WRITTEN REQUEST ▸
Leave out the pictures and return every entry exactly as it appears.

RECORD EXTRACTS ▸

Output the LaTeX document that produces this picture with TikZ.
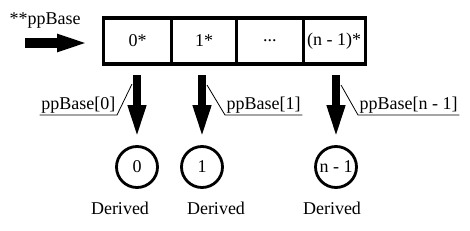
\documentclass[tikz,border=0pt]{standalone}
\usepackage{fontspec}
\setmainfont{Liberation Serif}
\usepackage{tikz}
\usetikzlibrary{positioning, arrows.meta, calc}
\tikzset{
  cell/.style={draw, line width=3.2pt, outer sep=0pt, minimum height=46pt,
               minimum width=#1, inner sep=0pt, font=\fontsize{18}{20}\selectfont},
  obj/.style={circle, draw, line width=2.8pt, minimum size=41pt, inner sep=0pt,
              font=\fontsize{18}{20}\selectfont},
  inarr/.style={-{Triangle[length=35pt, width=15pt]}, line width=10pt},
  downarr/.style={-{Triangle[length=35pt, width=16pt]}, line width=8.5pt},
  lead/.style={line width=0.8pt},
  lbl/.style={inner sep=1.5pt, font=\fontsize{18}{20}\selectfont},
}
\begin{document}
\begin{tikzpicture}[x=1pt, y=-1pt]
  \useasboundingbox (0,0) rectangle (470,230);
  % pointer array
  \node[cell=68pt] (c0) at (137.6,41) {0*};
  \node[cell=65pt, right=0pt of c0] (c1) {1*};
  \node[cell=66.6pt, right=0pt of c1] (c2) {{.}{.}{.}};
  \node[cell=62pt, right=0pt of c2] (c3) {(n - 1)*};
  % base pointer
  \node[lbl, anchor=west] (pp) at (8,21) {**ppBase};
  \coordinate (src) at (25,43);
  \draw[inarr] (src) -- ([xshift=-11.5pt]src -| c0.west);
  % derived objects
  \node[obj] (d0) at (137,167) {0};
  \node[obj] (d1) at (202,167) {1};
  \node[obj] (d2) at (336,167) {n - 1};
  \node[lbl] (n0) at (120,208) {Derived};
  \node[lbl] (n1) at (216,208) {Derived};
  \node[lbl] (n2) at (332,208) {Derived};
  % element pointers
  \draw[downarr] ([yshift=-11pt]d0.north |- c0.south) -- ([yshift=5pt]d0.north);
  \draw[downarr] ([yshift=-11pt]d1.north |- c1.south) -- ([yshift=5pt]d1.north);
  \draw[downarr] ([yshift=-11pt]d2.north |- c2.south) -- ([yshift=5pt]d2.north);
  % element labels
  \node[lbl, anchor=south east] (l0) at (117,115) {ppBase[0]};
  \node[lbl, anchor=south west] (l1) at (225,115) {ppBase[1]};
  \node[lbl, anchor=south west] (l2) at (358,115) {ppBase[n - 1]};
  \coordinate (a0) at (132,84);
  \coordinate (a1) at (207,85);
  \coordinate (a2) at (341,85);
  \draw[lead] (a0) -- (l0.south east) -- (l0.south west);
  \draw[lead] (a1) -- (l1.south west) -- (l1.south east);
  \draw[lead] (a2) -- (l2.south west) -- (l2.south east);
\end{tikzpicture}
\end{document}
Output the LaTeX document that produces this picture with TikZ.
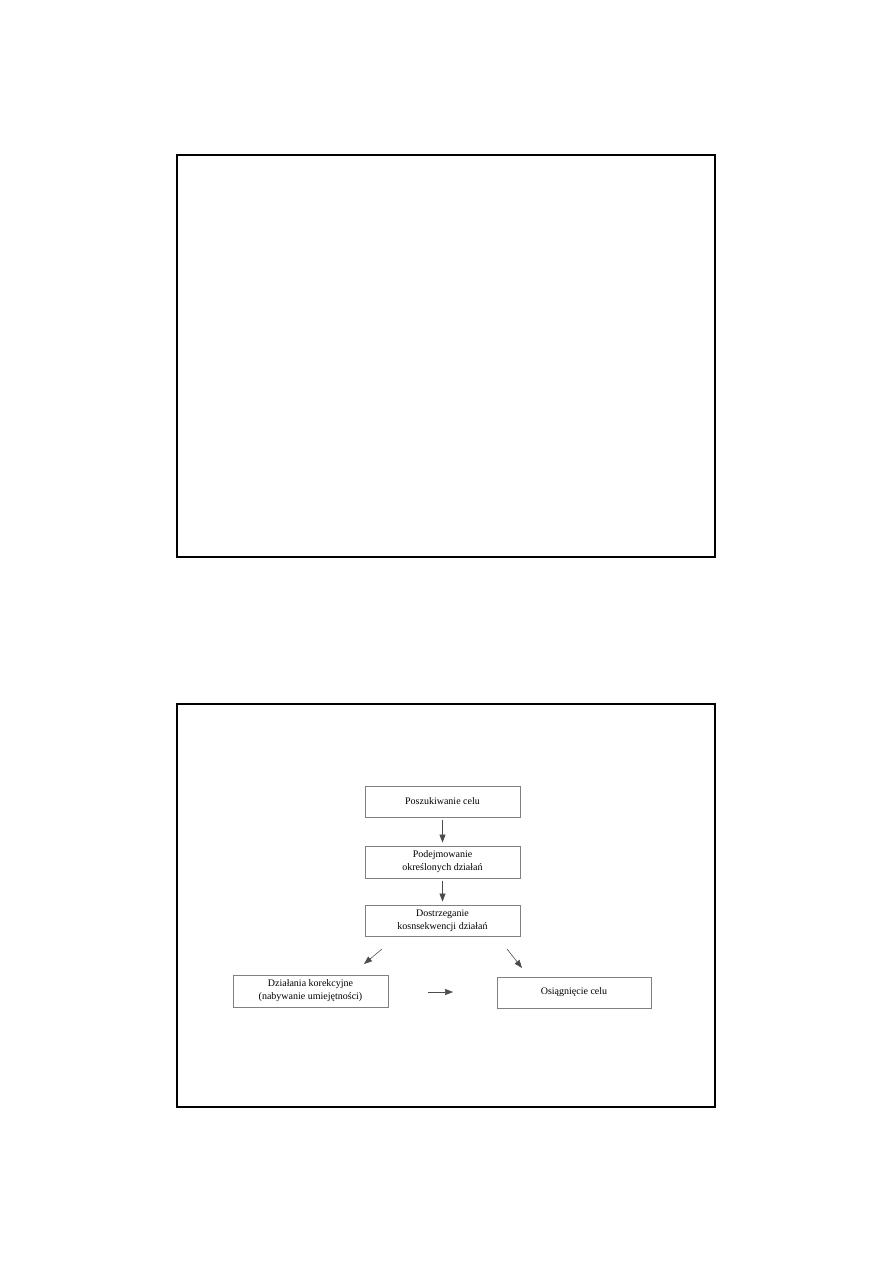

SOLUTION TO THE PROBLEM ▸
Output the LaTeX document that produces this picture with TikZ.
\documentclass[tikz,border=0pt]{standalone}
\usepackage{fontspec}
\setmainfont{Liberation Serif}
\usepackage{tikz}
\usetikzlibrary{positioning, arrows.meta, calc}
\tikzset{
  cell/.style={draw, line width=3.2pt, outer sep=0pt, minimum height=46pt,
               minimum width=#1, inner sep=0pt, font=\fontsize{18}{20}\selectfont},
  obj/.style={circle, draw, line width=2.8pt, minimum size=41pt, inner sep=0pt,
              font=\fontsize{18}{20}\selectfont},
  inarr/.style={-{Triangle[length=35pt, width=15pt]}, line width=10pt},
  downarr/.style={-{Triangle[length=35pt, width=16pt]}, line width=8.5pt},
  lead/.style={line width=0.8pt},
  lbl/.style={inner sep=1.5pt, font=\fontsize{18}{20}\selectfont},
}
\begin{document}
\begin{tikzpicture}[x=1pt, y=-1pt]
  \useasboundingbox (0,0) rectangle (470,230);
  % pointer array
  \node[cell=68pt] (c0) at (137.6,41) {0*};
  \node[cell=65pt, right=0pt of c0] (c1) {1*};
  \node[cell=66.6pt, right=0pt of c1] (c2) {{.}{.}{.}};
  \node[cell=62pt, right=0pt of c2] (c3) {(n - 1)*};
  % base pointer
  \node[lbl, anchor=west] (pp) at (8,21) {**ppBase};
  \coordinate (src) at (25,43);
  \draw[inarr] (src) -- ([xshift=-11.5pt]src -| c0.west);
  % derived objects
  \node[obj] (d0) at (137,167) {0};
  \node[obj] (d1) at (202,167) {1};
  \node[obj] (d2) at (336,167) {n - 1};
  \node[lbl] (n0) at (120,208) {Derived};
  \node[lbl] (n1) at (216,208) {Derived};
  \node[lbl] (n2) at (332,208) {Derived};
  % element pointers
  \draw[downarr] ([yshift=-11pt]d0.north |- c0.south) -- ([yshift=5pt]d0.north);
  \draw[downarr] ([yshift=-11pt]d1.north |- c1.south) -- ([yshift=5pt]d1.north);
  \draw[downarr] ([yshift=-11pt]d2.north |- c2.south) -- ([yshift=5pt]d2.north);
  % element labels
  \node[lbl, anchor=south east] (l0) at (117,115) {ppBase[0]};
  \node[lbl, anchor=south west] (l1) at (225,115) {ppBase[1]};
  \node[lbl, anchor=south west] (l2) at (358,115) {ppBase[n - 1]};
  \coordinate (a0) at (132,84);
  \coordinate (a1) at (207,85);
  \coordinate (a2) at (341,85);
  \draw[lead] (a0) -- (l0.south east) -- (l0.south west);
  \draw[lead] (a1) -- (l1.south west) -- (l1.south east);
  \draw[lead] (a2) -- (l2.south west) -- (l2.south east);
\end{tikzpicture}
\end{document}
Output the LaTeX document that produces this picture with TikZ.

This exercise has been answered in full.